• _TO BE DONE_
Find the string "page" in the data, then copy every line where it is found.

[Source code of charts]
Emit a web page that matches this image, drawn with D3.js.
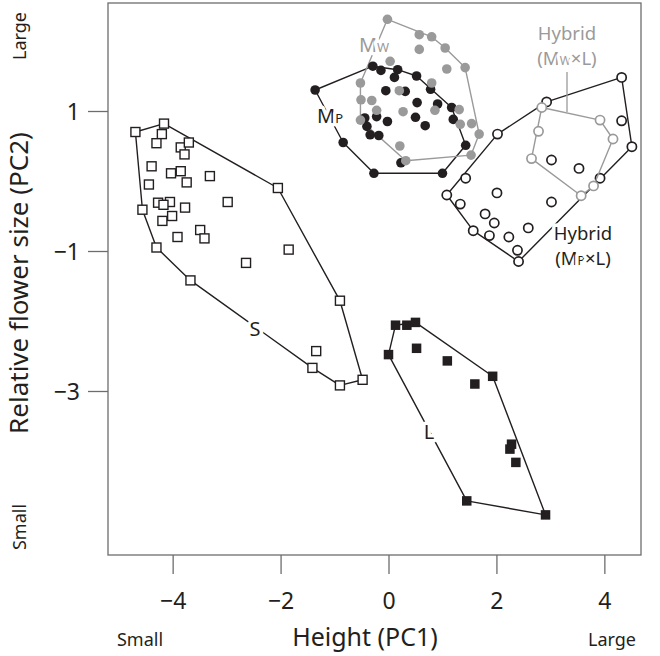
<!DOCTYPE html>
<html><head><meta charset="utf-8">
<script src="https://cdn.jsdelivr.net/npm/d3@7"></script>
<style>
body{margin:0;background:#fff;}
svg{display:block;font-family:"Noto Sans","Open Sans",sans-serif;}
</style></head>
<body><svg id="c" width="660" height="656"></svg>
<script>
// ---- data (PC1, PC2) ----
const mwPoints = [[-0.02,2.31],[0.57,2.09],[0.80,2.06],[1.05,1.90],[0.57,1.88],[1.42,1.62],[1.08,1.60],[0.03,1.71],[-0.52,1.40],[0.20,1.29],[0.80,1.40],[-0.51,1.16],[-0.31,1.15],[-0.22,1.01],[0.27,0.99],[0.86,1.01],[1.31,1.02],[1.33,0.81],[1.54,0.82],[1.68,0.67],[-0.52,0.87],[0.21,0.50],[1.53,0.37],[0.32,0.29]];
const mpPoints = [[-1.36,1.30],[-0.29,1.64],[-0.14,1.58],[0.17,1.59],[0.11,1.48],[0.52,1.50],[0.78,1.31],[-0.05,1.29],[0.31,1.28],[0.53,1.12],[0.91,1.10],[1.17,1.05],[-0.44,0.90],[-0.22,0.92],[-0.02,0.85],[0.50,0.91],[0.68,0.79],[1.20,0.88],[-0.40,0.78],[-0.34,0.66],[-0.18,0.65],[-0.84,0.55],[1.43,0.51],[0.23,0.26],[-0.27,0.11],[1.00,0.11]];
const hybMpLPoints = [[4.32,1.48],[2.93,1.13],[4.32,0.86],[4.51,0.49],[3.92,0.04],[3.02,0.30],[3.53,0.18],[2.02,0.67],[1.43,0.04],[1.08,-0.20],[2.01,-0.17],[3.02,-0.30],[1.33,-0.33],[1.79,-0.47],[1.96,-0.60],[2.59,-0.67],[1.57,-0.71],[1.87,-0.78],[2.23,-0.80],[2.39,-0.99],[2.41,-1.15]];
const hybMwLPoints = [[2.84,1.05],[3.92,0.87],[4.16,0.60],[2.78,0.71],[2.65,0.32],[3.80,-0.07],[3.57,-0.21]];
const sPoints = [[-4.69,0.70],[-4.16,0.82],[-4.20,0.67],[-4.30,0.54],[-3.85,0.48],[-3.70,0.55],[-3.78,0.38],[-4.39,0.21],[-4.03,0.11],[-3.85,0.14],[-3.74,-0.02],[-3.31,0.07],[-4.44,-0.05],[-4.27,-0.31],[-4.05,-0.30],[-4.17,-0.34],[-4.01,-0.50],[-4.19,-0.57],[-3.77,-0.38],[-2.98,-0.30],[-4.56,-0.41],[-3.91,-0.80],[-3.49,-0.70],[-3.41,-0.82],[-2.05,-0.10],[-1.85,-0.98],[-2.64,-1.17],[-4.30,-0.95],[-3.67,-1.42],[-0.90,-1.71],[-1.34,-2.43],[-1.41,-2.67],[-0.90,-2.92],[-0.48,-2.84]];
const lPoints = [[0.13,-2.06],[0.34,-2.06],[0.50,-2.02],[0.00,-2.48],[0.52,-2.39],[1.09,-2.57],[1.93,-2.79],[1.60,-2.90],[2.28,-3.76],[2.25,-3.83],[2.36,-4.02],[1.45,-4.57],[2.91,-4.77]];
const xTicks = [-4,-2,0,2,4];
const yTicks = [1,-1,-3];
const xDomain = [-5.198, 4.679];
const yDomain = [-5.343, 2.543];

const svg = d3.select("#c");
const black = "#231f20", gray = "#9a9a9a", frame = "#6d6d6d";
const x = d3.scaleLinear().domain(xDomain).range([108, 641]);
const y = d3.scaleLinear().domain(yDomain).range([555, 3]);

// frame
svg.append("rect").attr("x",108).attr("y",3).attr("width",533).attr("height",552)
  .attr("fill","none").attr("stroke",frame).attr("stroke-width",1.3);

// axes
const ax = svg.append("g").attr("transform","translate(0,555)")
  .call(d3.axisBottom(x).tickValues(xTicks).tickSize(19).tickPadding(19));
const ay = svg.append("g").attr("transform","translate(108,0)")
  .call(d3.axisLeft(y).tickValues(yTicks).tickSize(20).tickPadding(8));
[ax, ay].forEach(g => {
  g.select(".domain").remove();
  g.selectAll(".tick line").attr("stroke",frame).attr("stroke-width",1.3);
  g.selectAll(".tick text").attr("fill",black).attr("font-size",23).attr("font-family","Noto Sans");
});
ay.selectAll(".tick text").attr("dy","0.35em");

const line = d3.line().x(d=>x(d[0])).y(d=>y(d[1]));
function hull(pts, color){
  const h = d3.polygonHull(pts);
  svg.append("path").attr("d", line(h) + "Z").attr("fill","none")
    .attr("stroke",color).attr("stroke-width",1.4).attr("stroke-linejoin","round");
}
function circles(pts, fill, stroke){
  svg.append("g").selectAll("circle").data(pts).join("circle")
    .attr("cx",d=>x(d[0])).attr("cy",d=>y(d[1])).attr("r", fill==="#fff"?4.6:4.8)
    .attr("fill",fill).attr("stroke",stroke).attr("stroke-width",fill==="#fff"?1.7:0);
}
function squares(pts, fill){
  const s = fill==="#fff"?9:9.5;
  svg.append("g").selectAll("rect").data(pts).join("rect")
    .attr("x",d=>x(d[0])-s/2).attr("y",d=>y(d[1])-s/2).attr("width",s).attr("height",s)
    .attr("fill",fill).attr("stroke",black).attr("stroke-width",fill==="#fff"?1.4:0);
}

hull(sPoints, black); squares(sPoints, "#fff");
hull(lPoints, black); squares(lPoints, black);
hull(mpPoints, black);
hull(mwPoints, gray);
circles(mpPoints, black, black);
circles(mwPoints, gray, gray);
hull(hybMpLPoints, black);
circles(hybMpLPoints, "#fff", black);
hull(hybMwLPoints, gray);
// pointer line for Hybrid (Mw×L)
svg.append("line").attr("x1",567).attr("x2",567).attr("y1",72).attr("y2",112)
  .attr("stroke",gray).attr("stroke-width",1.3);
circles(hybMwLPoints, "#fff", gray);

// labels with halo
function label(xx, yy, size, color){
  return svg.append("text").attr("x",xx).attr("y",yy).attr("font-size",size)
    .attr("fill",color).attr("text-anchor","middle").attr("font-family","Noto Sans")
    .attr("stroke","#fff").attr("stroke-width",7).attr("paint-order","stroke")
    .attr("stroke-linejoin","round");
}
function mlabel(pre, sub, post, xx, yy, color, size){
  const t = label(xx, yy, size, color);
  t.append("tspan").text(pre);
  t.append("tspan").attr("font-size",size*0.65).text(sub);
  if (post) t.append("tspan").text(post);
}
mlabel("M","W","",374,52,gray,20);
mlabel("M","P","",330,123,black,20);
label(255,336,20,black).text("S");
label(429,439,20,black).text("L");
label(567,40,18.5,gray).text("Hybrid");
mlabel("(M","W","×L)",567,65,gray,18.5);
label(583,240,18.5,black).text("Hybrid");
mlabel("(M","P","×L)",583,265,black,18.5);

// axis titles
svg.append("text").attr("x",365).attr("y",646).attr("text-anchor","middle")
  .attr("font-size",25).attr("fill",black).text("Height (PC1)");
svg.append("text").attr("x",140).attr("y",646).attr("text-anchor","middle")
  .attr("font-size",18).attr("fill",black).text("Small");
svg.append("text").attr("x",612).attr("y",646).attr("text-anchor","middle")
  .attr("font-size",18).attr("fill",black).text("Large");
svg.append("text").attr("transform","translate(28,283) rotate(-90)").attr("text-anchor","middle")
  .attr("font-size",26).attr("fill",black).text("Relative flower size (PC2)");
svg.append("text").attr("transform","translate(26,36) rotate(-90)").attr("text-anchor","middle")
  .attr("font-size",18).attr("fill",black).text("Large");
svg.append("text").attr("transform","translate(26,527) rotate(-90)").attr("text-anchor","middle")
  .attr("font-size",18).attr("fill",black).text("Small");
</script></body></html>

==

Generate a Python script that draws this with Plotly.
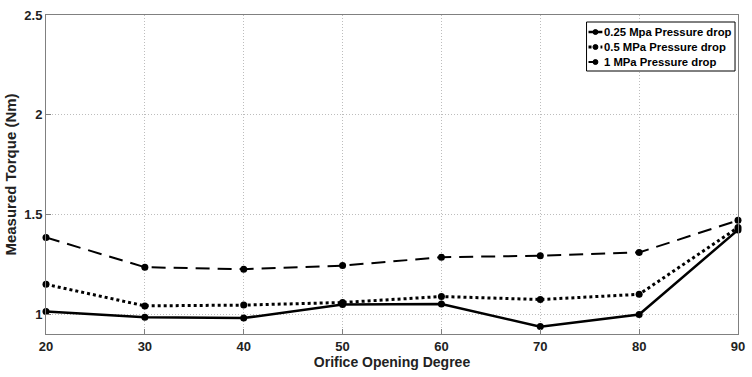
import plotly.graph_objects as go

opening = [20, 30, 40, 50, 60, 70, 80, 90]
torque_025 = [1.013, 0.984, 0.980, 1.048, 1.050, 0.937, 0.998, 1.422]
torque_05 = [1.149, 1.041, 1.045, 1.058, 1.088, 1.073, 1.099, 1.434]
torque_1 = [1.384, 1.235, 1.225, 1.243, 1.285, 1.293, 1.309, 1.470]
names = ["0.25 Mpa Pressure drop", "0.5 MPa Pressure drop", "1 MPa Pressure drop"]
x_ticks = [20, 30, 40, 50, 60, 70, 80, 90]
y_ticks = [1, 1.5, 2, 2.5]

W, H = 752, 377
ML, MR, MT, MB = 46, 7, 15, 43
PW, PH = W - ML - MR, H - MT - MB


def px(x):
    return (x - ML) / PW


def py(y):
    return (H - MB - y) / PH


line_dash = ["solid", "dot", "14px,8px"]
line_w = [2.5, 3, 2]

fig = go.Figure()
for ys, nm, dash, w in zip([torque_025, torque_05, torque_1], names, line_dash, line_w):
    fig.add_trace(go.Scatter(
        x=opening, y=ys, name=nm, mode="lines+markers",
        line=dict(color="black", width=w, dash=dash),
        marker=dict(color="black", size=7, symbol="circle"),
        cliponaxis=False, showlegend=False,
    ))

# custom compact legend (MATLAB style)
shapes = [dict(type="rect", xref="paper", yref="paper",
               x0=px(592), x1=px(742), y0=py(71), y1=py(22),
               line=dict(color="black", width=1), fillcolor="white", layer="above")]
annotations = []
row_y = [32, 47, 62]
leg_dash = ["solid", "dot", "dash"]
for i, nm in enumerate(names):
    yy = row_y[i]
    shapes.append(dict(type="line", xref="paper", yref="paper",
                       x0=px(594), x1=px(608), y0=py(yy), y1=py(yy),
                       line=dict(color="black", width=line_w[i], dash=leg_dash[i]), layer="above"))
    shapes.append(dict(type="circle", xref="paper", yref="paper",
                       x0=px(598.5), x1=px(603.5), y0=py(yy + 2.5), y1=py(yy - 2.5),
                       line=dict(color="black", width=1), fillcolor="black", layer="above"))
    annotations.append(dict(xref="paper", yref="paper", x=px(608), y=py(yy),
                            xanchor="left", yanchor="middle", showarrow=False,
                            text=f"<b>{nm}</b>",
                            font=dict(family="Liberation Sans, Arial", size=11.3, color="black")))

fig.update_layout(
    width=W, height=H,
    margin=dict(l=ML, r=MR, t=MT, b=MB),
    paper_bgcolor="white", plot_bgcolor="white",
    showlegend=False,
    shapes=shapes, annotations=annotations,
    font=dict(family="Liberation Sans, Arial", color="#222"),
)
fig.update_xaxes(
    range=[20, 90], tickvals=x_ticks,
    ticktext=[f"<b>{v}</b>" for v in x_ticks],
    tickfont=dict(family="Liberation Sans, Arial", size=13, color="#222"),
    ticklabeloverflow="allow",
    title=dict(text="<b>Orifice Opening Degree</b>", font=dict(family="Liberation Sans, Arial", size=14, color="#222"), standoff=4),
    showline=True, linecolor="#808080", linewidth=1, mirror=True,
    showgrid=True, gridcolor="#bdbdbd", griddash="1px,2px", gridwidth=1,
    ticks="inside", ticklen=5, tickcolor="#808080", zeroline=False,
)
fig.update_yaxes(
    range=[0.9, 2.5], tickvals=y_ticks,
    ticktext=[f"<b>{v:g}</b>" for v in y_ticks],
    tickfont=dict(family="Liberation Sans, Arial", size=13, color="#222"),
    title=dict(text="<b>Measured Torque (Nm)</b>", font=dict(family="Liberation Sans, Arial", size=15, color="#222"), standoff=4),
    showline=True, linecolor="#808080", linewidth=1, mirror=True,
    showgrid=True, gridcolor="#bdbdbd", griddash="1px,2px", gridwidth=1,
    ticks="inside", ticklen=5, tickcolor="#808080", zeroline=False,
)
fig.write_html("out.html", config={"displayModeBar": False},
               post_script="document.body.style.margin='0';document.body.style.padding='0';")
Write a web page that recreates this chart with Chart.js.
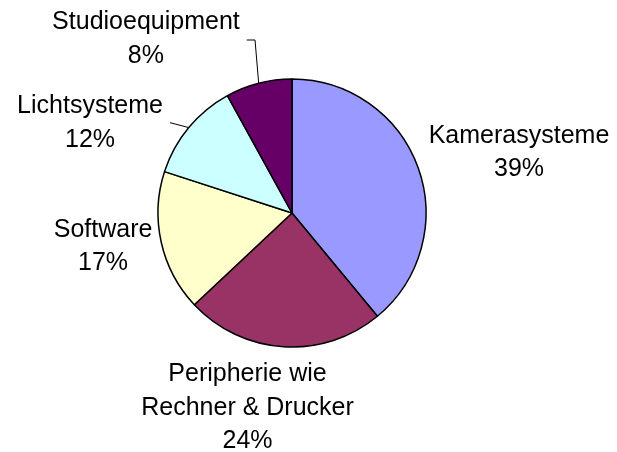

...

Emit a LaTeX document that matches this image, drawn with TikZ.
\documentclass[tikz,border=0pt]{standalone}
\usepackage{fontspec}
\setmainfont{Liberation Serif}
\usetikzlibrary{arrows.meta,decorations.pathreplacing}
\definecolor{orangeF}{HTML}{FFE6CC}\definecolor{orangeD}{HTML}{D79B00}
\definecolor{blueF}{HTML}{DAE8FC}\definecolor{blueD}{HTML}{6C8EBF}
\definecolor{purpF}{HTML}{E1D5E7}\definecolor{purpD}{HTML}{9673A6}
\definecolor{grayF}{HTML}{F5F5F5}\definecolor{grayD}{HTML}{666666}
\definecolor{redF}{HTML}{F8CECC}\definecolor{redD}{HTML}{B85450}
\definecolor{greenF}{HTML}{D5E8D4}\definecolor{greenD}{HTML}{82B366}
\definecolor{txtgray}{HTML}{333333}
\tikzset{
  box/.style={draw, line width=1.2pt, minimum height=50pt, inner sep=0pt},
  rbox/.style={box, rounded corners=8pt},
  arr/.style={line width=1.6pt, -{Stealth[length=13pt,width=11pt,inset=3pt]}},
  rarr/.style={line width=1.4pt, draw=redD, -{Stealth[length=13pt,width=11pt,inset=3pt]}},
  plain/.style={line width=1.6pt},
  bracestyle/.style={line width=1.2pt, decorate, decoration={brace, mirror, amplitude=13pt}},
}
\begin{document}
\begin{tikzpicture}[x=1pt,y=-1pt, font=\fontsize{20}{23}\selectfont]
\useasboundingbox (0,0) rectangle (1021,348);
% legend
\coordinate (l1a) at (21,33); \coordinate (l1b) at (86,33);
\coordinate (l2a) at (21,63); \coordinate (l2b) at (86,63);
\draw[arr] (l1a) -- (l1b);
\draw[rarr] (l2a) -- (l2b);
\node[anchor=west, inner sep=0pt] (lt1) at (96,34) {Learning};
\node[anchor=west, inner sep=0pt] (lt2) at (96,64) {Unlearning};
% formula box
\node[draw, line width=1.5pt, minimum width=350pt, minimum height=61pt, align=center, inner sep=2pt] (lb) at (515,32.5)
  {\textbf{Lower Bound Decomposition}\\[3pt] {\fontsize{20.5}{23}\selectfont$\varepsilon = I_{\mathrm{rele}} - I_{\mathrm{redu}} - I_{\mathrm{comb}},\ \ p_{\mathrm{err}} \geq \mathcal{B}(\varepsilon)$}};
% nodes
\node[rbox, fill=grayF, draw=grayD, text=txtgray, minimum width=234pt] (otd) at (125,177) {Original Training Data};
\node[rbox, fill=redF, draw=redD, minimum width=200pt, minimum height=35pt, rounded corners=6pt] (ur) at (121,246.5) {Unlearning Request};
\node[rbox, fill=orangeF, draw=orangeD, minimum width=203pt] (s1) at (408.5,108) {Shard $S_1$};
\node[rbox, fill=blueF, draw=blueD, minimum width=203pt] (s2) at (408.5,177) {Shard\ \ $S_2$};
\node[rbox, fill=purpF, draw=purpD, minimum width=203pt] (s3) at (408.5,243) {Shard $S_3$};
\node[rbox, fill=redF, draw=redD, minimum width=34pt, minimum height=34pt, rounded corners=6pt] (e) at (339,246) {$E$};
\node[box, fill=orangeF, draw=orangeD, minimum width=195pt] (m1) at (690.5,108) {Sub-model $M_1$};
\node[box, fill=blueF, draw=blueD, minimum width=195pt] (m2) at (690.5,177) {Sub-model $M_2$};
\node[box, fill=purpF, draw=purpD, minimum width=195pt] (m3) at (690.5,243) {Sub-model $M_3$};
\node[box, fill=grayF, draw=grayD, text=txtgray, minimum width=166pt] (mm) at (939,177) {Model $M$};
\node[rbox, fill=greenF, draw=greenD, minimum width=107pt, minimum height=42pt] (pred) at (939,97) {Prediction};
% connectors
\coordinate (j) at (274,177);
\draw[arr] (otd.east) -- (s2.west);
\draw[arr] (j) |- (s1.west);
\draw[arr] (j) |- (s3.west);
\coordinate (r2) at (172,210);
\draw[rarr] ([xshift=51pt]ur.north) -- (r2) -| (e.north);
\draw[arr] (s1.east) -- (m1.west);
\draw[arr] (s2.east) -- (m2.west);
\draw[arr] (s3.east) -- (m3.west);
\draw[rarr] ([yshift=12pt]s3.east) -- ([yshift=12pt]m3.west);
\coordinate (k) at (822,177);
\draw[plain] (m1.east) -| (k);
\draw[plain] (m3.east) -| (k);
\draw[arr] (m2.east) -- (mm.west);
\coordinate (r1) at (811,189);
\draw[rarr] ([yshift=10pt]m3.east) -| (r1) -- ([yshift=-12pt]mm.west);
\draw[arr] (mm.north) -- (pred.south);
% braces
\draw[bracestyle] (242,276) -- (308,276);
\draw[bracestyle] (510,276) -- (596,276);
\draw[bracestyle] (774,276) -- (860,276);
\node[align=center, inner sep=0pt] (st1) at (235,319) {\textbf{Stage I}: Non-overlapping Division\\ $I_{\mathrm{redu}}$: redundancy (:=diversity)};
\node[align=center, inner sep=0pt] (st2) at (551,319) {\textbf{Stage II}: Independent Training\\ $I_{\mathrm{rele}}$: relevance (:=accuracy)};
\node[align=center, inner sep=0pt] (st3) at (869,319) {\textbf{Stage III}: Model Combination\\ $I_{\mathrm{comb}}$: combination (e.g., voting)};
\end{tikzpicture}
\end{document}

• _SOLVED PROBLEM_
Emit a web page that matches this image, drawn with D3.js.
Write a web page that recreates this chart with Chart.js.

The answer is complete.